Hours before dawn today, masked arsonists torched the Ingushetia office of Russia’s leading human rights organization, Memorial. Despite fire fighters’ efforts, it’s now little more than scorched debris.
This despicable attack likely has everything to do with Memorial’s work in neighboring Chechnya and its efforts to secure the release of Oyub Titiev, Memorial’s Chechnya director, who was arrested last week by Chechen authorities on bogus drug possession charges.
For many years, Memorial’s Ingushetia office has been home to those documenting abuses during and after the war in Chechnya – Russians and foreigners, journalists and human rights investigators. The office opened in 2000, as Ingushetia was flooded with people fleeing Chechnya. It’s where we interviewed countless victims of torture and grieving relatives of people forcibly disappeared or extra-judicially executed, in earlier years by Russian military and security officials, and then by Moscow-sponsored Chechen authorities.

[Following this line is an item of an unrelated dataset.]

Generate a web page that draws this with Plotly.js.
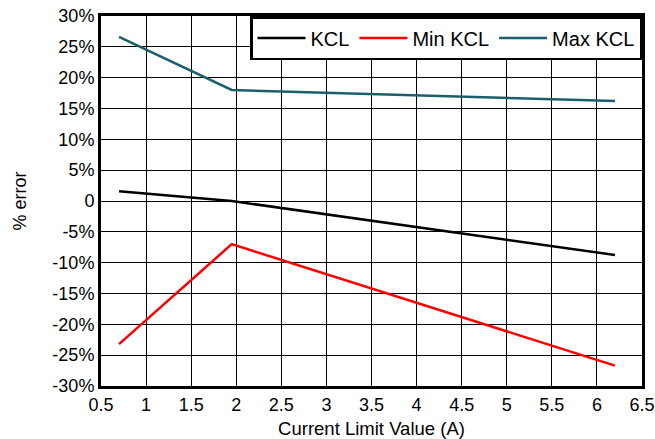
<!DOCTYPE html>
<html>
<head>
<meta charset="utf-8">
<script src="https://cdn.plot.ly/plotly-3.0.1.min.js"></script>
<style>html,body{margin:0;padding:0;background:#fff;}#chart{width:655px;height:439px;}</style>
</head>
<body>
<div id="chart"></div>
<script>
var currentA = [0.7, 1.95, 6.2];
var kcl = [1.6, 0.0, -8.75];
var minKcl = [-23.2, -7.0, -26.7];
var maxKcl = [26.6, 18.0, 16.2];
var seriesNames = ['KCL', 'Min KCL', 'Max KCL'];
var seriesColors = ['#000000', '#ff0000', '#1b5e6c'];
var yTickVals = [30, 25, 20, 15, 10, 5, 0, -5, -10, -15, -20, -25, -30];
var yTickText = ['30%', '25%', '20%', '15%', '10%', '5%', '0', '-5%', '-10%', '-15%', '-20%', '-25%', '-30%'];
var xTickVals = [0.5, 1, 1.5, 2, 2.5, 3, 3.5, 4, 4.5, 5, 5.5, 6, 6.5];
var xTickText = ['0.5', '1', '1.5', '2', '2.5', '3', '3.5', '4', '4.5', '5', '5.5', '6', '6.5'];

var ys = [kcl, minKcl, maxKcl];
var traces = ys.map(function (y, i) {
  return {
    x: currentA, y: y, name: seriesNames[i], mode: 'lines', type: 'scatter',
    line: {color: seriesColors[i], width: 2.5}
  };
});

var font = {family: '"Liberation Sans", Arial, sans-serif', color: '#000'};
var layout = {
  width: 655, height: 439,
  margin: {l: 101, r: 13, t: 16, b: 53},
  paper_bgcolor: '#fff', plot_bgcolor: '#fff',
  font: font,
  showlegend: true,
  legend: {
    orientation: 'h', x: 1, y: 1, xanchor: 'right', yanchor: 'top',
    bgcolor: '#fff', bordercolor: '#000', borderwidth: 2.5,
    itemwidth: 48,
    font: {family: font.family, size: 20, color: '#000'},
    traceorder: 'normal'
  },
  xaxis: {
    range: [0.5, 6.5], tickvals: xTickVals, ticktext: xTickText,
    showgrid: true, gridcolor: '#000', gridwidth: 1,
    showline: true, linecolor: '#000', linewidth: 3, mirror: true,
    zeroline: false, ticks: '', tickfont: {family: font.family, size: 18, color: '#000'},
    title: {text: 'Current Limit Value (A)', font: {family: font.family, size: 18.5, color: '#000'}, standoff: 10}
  },
  yaxis: {
    range: [-30, 30], tickvals: yTickVals, ticktext: yTickText,
    showgrid: true, gridcolor: '#000', gridwidth: 1,
    showline: true, linecolor: '#000', linewidth: 3, mirror: true,
    zeroline: false, ticks: '', tickfont: {family: font.family, size: 18, color: '#000'},
    title: {text: '% error', font: {family: font.family, size: 18, color: '#000'}, standoff: 22}
  }
};
Plotly.newPlot('chart', traces, layout, {displayModeBar: false, staticPlot: true});
</script>
</body>
</html>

Ramzan Kadyrov has ruled Chechnya through brutal repression with the Kremlin’s blessing for more than a decade; as he stepped up his vicious crackdown against even the mildest critics in recent years, some witnesses felt safer sharing their stories outside Chechnya – and Ingushetia is just next door.
Footage from a security camera outside Memorial’s office in the town of Nazran showed that at 3:35 a.m. on January 17, a car stopped by the two-story building and two men in face masks got out, carrying what looked like a plastic canister. One of them put up a ladder to the office window and started climbing up. After they were no longer visible on camera, they apparently broke the window to enter the premises, doused the room with a flammable liquid, and set it on fire. The camera recorded them climbing down, getting into their car and driving off. Fire fighters arrived and stopped the fire from consuming all of the office and the rest of the building. A police investigation is ongoing.
After Titiev’s brazen arrest, two leading Memorial representatives and a defense attorney from Moscow arrived in Ingushetia. They’ve been making the 90-minute drive to Chechnya every morning to work on the case, and then returning at night. They told me they were experiencing harassment and surveillance while going about their business in Chechnya.
Titiev’s arrest is clearly aimed at punishing him for his human rights work and forcing Memorial to stop exposing abuses by Chechen authorities. Given these circumstances, the arson attack on Memorial’s office is surely no coincidence.